Surely, the idea of modern teens being transported to medieval times wasn’t a new concept (see Dungeons and Dragons), but the idea of Arthurian legends being told with a modern twist rocked. And, if you can believe it, the series actually sparked an interest in Arthurian legend and the history of the knights that is as strong as ever in adulthood. Cartoons had that effect on kids, once upon a time… but I digress.
Created by Diane Eskenazi and Avi Arad of Marvel Studios, King Arthur and the Knights of Justice was a twist on Mark Twain’s novel, “A Connecticut Yankee in King Arthur’s Court.” This time around, the enchantress Queen Morgana trapped King Arthur and his knights of justice in a cave of glass. Incapable of freeing them, and with Queen Morgana and her evil Lord Viper advancing on Camelot, Merlin scours time and space to find a new band of knights, eventually coming upon Arthur King; the leader and quarterback for the New York Knights Football team. Knight soon finds himself and his group of loyal football players whisked back in time to battle the forces of Queen Morgana… good thing Merlin didn’t come across Arthur King of the New York chess team.
In either case, Arthur King and his football team are at first shocked to find themselves in Arthurian times, but soon find a common ground when they vow to fight Morgana and free the true King Arthur. While the time shifting premise wasn’t a new formula, King Arthur and the Knights of Justice worked because of the slick animation and wonderful storyline that took an already dynamic and rich mythos and amped it up to eleven.
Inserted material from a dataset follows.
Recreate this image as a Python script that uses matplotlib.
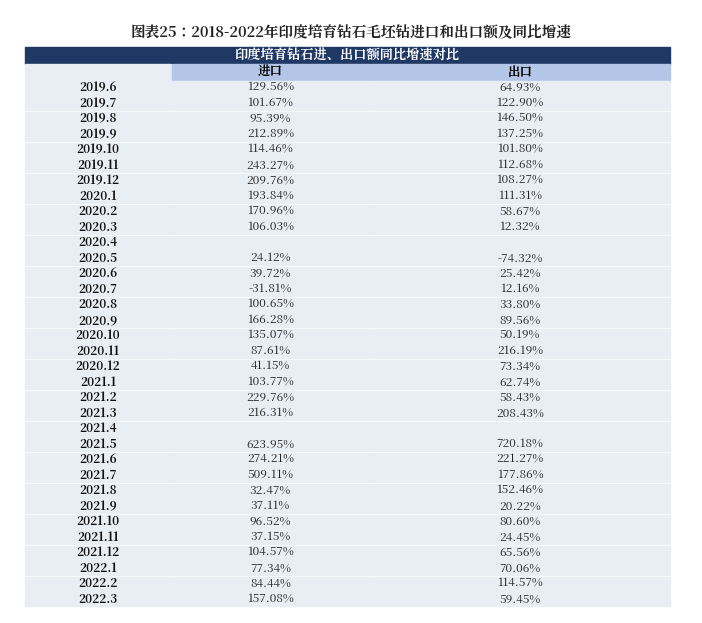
import matplotlib.pyplot as plt
from matplotlib import font_manager
from matplotlib.patches import Rectangle

# find a CJK font file
cjk = [f for f in font_manager.findSystemFonts() if "CJK" in f or "cjk" in f.lower()]
cjk.sort(key=lambda f: ("SC" not in f, "Bold" in f))
if cjk:
    font_manager.fontManager.addfont(cjk[0])
    name = font_manager.FontProperties(fname=cjk[0]).get_name()
    plt.rcParams["font.family"] = [name, "DejaVu Sans"]
else:
    plt.rcParams["font.family"] = ["Noto Sans CJK SC", "DejaVu Sans"]

# Table data
months = ["2019.6", "2019.7", "2019.8", "2019.9", "2019.10", "2019.11", "2019.12",
          "2020.1", "2020.2", "2020.3", "2020.4", "2020.5", "2020.6", "2020.7",
          "2020.8", "2020.9", "2020.10", "2020.11", "2020.12", "2021.1", "2021.2",
          "2021.3", "2021.4", "2021.5", "2021.6", "2021.7", "2021.8", "2021.9",
          "2021.10", "2021.11", "2021.12", "2022.1", "2022.2", "2022.3"]
imports = ["129.56%", "101.67%", "95.39%", "212.89%", "114.46%", "243.27%", "209.76%",
           "193.84%", "170.96%", "106.03%", "", "24.12%", "39.72%", "-31.81%",
           "100.65%", "166.28%", "135.07%", "87.61%", "41.15%", "103.77%", "229.76%",
           "216.31%", "", "623.95%", "274.21%", "509.11%", "32.47%", "37.11%",
           "96.52%", "37.15%", "104.57%", "77.34%", "84.44%", "157.08%"]
exports = ["64.93%", "122.90%", "146.50%", "137.25%", "101.80%", "112.68%", "108.27%",
           "111.31%", "58.67%", "12.32%", "", "-74.32%", "25.42%", "12.16%",
           "33.80%", "89.56%", "50.19%", "216.19%", "73.34%", "62.74%", "58.43%",
           "208.43%", "", "720.18%", "221.27%", "177.86%", "152.46%", "20.22%",
           "80.60%", "24.45%", "65.56%", "70.06%", "114.57%", "59.45%"]

W, H = 702, 623
fig = plt.figure(figsize=(W / 100, H / 100), dpi=100)
ax = fig.add_axes([0, 0, 1, 1])
ax.set_xlim(0, W)
ax.set_ylim(H, 0)
ax.axis("off")

x0, x1, x2, x3 = 25, 171, 370, 670
row_h = (607 - 80) / len(months)

ax.text(W / 2, 33, "图表25：2018-2022年印度培育钻石毛坯钻进口和出口额及同比增速",
        ha="center", va="center", fontsize=10.5, fontweight="bold", color="#222222")

# header
ax.add_patch(Rectangle((x0, 47), x3 - x0, 17, color="#1F3864"))
ax.text((x0 + x3) / 2, 55.5, "印度培育钻石进、出口额同比增速对比", ha="center", va="center",
        fontsize=9.5, color="white", fontweight="bold")
ax.add_patch(Rectangle((x0, 64), x1 - x0, 15.5, color="#E9EDF4"))
ax.add_patch(Rectangle((x1 + 1, 64), x2 - x1 - 1, 15.5, color="#B4C6E7"))
ax.add_patch(Rectangle((x2 + 1, 64), x3 - x2 - 1, 15.5, color="#B4C6E7"))
ax.text((x1 + x2) / 2, 72, "进口", ha="center", va="center", fontsize=9, fontweight="bold")
ax.text((x2 + x3) / 2, 72, "出口", ha="center", va="center", fontsize=9, fontweight="bold")

for i, (m, a, b) in enumerate(zip(months, imports, exports)):
    y = 80 + i * row_h
    for xa, xb in [(x0, x1), (x1 + 1, x2), (x2 + 1, x3)]:
        ax.add_patch(Rectangle((xa, y + 0.6), xb - xa, row_h - 1.2, color="#E9EDF4"))
    yc = y + row_h / 2
    ax.text((x0 + x1) / 2, yc, m, ha="center", va="center", fontsize=8.5,
            fontweight="bold", color="#111111")
    ax.text((x1 + x2) / 2, yc, a, ha="center", va="center", fontsize=8.5, color="#222222")
    ax.text((x2 + x3) / 2, yc, b, ha="center", va="center", fontsize=8.5, color="#222222")

fig.savefig("out.png", dpi=100)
Not only did Arthur King and his knights become Knights of the Round Table, but their suits of armor hosted various emblems on their chest. Said emblems could manifest a magical power that could help them in combat. For example, Sir Trunk had a battering ram; Sir Brick can build a huge impenetrable wall from his brick emblem, while Sir Lancelot’s emblem garnered him a magical lance that could fire sharp tips at will. They all also had animal spirits that granted them extra strength, which was pretty cool. Arthur’s emblem in particular was for Excalibur with a shield that summoned a large yellow dragon.
Much of the series was based around self-contained adventures that usually involved Arthur and his knights trying to outwit Queen Morgana, her right hand man Lord Viper, and their various henchmen. Sadly, Arthur and his Knights never seemed to free King Arthur, as the series ended after two seasons with twenty six episodes total. The finale focuses on Tone building a catapult under Morgana’s mind control to bring down Camelot, and there’s never really closure.
That said, the series was occasionally shown on TV after its cancellation, and became very rare for a long time. During its run, it spawned a line of (now) pretty valuable action figures, as well as a three part comic book miniseries from Marvel. There was also a pretty fun video game for the SNES that liberally borrowed from Legend of Zelda. It excels mainly because it provided closure for the series, showing Arthur and his friends returning back home after defeating Queen Morgana.
The series still packs a wallop of excitement and entertainment value, offering a diverse array of characters with valuable abilities that help the theme of team work and unity within the series. Among some of the more shamefully forgotten 90s animated relics, King Arthur and the Knights of Justice holds up and still has potential for a great reboot that can offer closure and add more mythos to the original series. I still have a blast watching it over twenty years later. The series is available online on DVD for purchase in its complete form.